Egypt’s Minister of Water Resources and Irrigation, Mohamed Abdel Aty, has stressed the need to take into account cooperation in dam projects established on international rivers and their intertwining with climate change.
He also highlighted the importance of dealing seriously with any unilateral measures that contribute to exacerbating the consequences of climate change at the level of international river basins, foremost of which is the construction of dams on international rivers without taking into account the concerns of the downstream countries.
During a speech before the 5th Arab Water Forum on Tuesday in Dubai, UAE, Abdel Aty noted that Egypt has been engaged for a decade and with a strong political will in serious negotiations in good faith, hoping to reach a legally binding agreement on filling and operating the Ethiopian dam, “but the other party did not have sufficient political will and sincere intention to reach such an agreement.”
He explained that during the negotiations, Egypt presented several filling and operating scenarios that deal with all the hydrological conditions of the river, and that ensures that Ethiopia generates and produces approximately 85 percent of the energy. Electricity required during extreme dry periods.
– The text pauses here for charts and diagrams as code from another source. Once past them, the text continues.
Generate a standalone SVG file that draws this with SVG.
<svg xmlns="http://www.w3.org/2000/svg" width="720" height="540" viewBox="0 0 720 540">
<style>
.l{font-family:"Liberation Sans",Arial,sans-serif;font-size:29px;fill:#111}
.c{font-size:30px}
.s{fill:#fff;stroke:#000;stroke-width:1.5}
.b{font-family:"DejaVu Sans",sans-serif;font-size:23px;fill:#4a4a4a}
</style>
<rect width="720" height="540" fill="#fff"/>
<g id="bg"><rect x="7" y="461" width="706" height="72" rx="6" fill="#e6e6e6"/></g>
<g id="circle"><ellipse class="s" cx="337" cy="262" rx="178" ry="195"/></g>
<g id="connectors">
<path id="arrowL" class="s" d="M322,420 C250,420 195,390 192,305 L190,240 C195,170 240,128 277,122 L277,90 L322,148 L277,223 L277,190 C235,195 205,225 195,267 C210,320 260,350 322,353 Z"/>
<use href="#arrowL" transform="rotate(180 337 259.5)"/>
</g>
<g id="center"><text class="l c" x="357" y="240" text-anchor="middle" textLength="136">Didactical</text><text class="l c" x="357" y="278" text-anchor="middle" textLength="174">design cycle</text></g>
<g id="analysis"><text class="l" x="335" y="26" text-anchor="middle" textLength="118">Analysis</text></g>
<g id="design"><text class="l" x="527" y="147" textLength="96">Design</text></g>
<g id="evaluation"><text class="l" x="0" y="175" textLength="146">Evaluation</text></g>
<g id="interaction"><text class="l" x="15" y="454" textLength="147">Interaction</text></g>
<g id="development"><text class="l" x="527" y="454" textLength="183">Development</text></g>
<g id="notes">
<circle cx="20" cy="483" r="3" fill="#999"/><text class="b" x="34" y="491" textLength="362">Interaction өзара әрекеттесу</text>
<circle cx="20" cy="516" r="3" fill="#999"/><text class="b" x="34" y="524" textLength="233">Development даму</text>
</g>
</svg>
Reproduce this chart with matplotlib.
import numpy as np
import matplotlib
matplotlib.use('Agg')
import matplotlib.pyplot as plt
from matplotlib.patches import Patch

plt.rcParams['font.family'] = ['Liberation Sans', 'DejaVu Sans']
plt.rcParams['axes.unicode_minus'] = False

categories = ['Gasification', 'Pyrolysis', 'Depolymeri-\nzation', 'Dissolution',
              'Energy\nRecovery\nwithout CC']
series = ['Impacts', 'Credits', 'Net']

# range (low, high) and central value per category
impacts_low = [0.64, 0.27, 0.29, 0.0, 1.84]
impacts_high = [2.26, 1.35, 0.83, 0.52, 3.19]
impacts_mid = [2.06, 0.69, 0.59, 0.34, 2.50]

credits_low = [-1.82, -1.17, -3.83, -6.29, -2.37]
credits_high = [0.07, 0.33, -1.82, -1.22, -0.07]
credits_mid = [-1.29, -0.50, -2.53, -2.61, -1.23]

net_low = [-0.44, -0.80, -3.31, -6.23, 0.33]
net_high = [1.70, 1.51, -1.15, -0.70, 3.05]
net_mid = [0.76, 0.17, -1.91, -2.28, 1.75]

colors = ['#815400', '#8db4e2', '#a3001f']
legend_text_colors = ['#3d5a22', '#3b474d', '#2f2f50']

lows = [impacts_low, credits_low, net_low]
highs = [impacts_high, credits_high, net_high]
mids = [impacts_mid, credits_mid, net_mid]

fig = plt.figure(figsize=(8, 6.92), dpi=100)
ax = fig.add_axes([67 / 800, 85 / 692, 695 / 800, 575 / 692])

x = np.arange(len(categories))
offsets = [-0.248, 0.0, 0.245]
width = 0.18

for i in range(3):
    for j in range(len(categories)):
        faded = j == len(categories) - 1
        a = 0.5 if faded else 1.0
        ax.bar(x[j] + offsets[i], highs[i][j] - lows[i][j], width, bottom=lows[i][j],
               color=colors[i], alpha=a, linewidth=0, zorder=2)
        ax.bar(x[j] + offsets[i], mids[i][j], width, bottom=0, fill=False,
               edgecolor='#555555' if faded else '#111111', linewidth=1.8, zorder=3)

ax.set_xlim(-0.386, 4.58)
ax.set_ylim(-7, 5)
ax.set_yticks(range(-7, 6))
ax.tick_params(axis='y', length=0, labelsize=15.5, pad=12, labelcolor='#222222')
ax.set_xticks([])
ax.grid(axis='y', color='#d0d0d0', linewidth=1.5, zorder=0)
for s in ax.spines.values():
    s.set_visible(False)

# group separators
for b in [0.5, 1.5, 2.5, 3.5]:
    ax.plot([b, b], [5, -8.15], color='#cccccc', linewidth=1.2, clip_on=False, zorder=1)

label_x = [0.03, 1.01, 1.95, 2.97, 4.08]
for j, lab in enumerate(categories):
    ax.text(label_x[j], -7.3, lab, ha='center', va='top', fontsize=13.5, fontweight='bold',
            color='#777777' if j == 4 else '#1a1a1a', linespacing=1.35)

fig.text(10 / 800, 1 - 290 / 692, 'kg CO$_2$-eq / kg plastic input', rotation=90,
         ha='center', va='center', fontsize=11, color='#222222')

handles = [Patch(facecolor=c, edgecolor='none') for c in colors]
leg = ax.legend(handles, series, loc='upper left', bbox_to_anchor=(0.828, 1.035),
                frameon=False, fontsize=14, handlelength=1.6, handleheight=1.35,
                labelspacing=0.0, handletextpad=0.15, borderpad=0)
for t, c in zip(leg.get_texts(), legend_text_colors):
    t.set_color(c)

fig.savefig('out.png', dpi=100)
Abdel Aty added that unilateral measures and wrong information would complicate the situation, pointing out that reaching an agreement could pave the way for economic integration and comprehensive development for all countries in a way that achieves the development goals of the three involved countries; Egypt, Sudan and Ethiopia.
The minister reviewed Egypt’s current water situation and the challenges facing the water system, especially with the growing gap between supply and demand for water, given that Egypt is one of the driest countries in the world, which made the balance between resources and needs a serious problem.